Martin Witts for London International Arts Theatre Ltd in association with Reaction Productions
Leicester Square Theatre
“I talk a lot” says Leslie Jordan “but then I have a lot to say” and in his one man exploration on whether gay men become their mothers as they grow older, he covers 58 years of mother-son relationship in some 90 minutes and so there's no stopping him to get it all in.
There is more than a dollop of self indulgence in it but there is also something refreshingly honest about his no-taboos approach in recounting episodes in which he or his mother are not revealed in glory.
Apart from a more sombre moment when recounting the death of his father in a plane crash when Jordan was a boy, most difficulties are skimmed over quickly with those bearing closer examination being dissected for maximum laughs such as the entrance of twin sisters into his otherwise "magical" childhood. With matching blond curly-haired cute sisters, no wonder he became an actor: how else was he going to get any attention he asks.
It's a very funny telling of a life so far and there is more if in the miniscule breaks where Jordan draws breath between laughs you consider the sub-text. Being a tiny boy who played with dolls and liked going to the beauty parlour with his mother in 1950s red neck Chattanooga, Tennessee, put him in a world where "Don’t let's tell Daddy" [add your own southern drawl] became a virtual mantra.
Pre-teen sexual promiscuity (and excessive pubic hair) brought on by growth hormones and dragging up, drugs and illegal drinking in gay bars all before college, and running away to Atlanta to be a female impersonator must signal a less than completely happy life. Not to mention what a difficult child and teenager Jordan must have been for his single parent mother, and that is before adding the gay and teetotal Baptist dimensions.
Apart from references to Sordid Lives, a cult film which was also a television series, in which Jordan played a disturbed cross-dresser who thinks he is Tammy Wynette, nods to his professional career are few. He is probably best known in the UK for his Emmy award winning performance as Beverley Leslie in television's Will and Grace which is unmentioned so there is a possibility that for many, at least professionally, Jordan comes out of nowhere.
There is a blank in that sense as we don’t get a picture of the whole man but lightening quick disclosures about addiction and therapy hint heavily at internal struggles and fill in some gaps. And anyway, covering all that would mean too much time away from his like-mother-like-gay son exposition, albeit that it comes to its inevitable conclusion.
The premise is of course just a hook on which to hang a biographical ramble delivered in Jordan's fidgety appealing raconteur style. There is something of a mischievous uncle about him has he meanders and dances across the stage delivering anecdotes in a sometimes deliberately shambolic fashion and sometimes genuinely seemingly lost. He however never lost his audience and his comic timing remained sharp.
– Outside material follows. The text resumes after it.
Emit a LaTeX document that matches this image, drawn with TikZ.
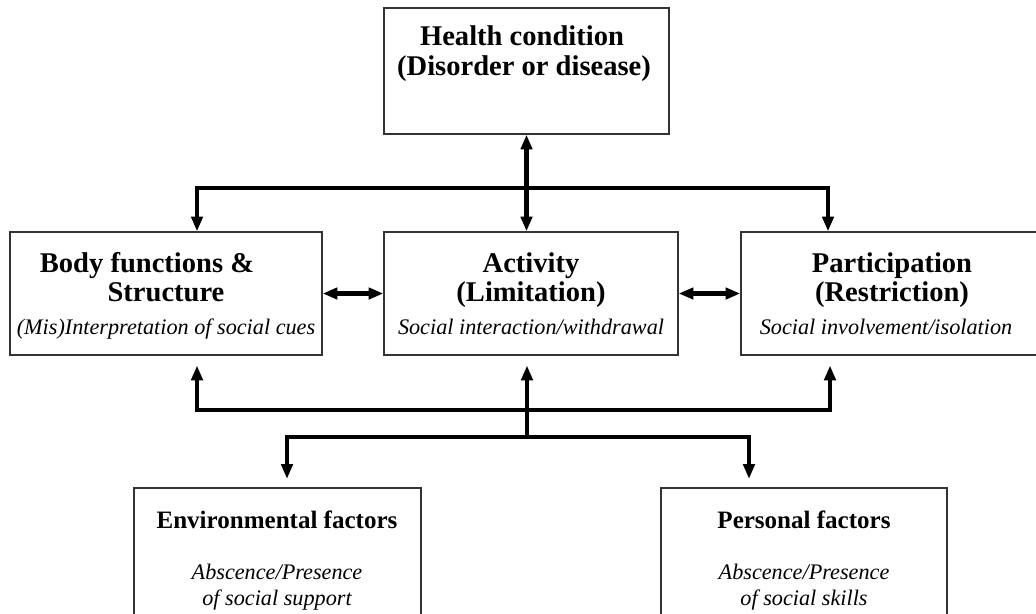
\documentclass[tikz,border=0pt]{standalone}
\usepackage{fontspec}
\setmainfont{Liberation Serif}
\usetikzlibrary{arrows.meta,calc}

\begin{document}
\begin{tikzpicture}[x=0.025cm,y=-0.025cm,>={Triangle[length=10.5pt,width=8pt]},
  box/.style={draw=black!80,line width=0.9pt,minimum height=3.075cm,inner sep=0pt},
  link/.style={line width=3pt},
  head/.style={font=\fontsize{20.3}{24}\selectfont\bfseries,anchor=base,inner sep=0pt},
  headsm/.style={font=\fontsize{17.8}{21}\selectfont\bfseries,anchor=base,inner sep=0pt},
  note/.style={font=\fontsize{15.8}{20}\selectfont\itshape,anchor=base,inner sep=0pt}]
  \path[use as bounding box,clip] (0,0) rectangle (1036,613);

  % boxes
  \node[box,minimum width=7.125cm,minimum height=3.15cm] (health) at (526.5,71) {};
  \node[box,minimum width=7.8cm] (body) at (166,293.5) {};
  \node[box,minimum width=7.35cm] (activity) at (531,293.5) {};
  \node[box,minimum width=7.8cm] (part) at (897,293.5) {};
  \node[box,minimum width=7.175cm,minimum height=3.3cm] (env) at (277.5,554) {};
  \node[box,minimum width=7.15cm,minimum height=3.3cm] (pers) at (804,554) {};

  % texts
  \node[head] (healthA) at (522,45) {Health condition};
  \node[head] (healthB) at (524,75) {(Disorder or disease)};
  \node[head] (bodyA) at (147,272) {Body functions \&};
  \node[head] (bodyB) at (166,301) {Structure};
  \node[note] (bodyC) at (166,334) {(Mis)Interpretation of social cues};
  \node[head] (actA) at (531,272) {Activity};
  \node[head] (actB) at (531,301) {(Limitation)};
  \node[note] (actC) at (531,334) {Social interaction/withdrawal};
  \node[head] (partA) at (892,272) {Participation};
  \node[head] (partB) at (892,301) {(Restriction)};
  \node[note] (partC) at (886,334) {Social involvement/isolation};
  \node[headsm] (envA) at (277,528) {Environmental factors};
  \node[note] (envB) at (277,579) {Abscence/Presence};
  \node[note] (envC) at (277,605) {of social support};
  \node[headsm] (persA) at (804,528) {Personal factors};
  \node[note] (persB) at (804,579) {Abscence/Presence};
  \node[note] (persC) at (804,605) {of social skills};

  % connectors
  \coordinate (tl) at (197,188);
  \coordinate (tr) at (828,188);
  \coordinate (bl) at (197,410);
  \coordinate (br) at (830,410);
  \coordinate (bm) at (527,437);
  \coordinate (el) at (287,437);
  \coordinate (er) at (749,437);
  \draw[link,<->] (health.south) -- (health.south |- activity.north);
  \draw[link,<->] (tl |- body.north) -- (tl) -- (tr) -- (tr |- part.north);
  \draw[link,<->] (body.east) -- (activity.west);
  \draw[link,<->] (activity.east) -- (part.west);
  \draw[link,<->,shorten <=7pt,shorten >=7pt] (bl |- body.south) -- (bl) -- (br) -- (br |- part.south);
  \draw[link,->,shorten >=7pt] (bm) -- (bm |- activity.south);
  \draw[link,<->,shorten <=6pt,shorten >=6pt] (el |- env.north) -- (el) -- (er) -- (er |- pers.north);
\end{tikzpicture}
\end{document}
The ending, which on opening night was a little messy, stays just the right side of cheesiness and if personal tribute can be paid in comedy then this was an homage to a woman who put up with a lot from a son who found his own voice, and it's a damn funny one.
Fruit Fly plays in London until 16 March then The Lowry, Salford Quays on 18 March.
Leslie Jordan in Fruit Fly is supported by all male vocal harmony girl group The Supreme Fabulettes. They do high heels, high hair and high-ish notes too in a collection of gowns that shimmer fit to light up the night sky.
That said, they need to find a replacement for the toe-curlingly un-funny animation which covers their costume change in order to keep up the pace for their half hour set of well-delivered catchy well-knowns from female singers across the decades.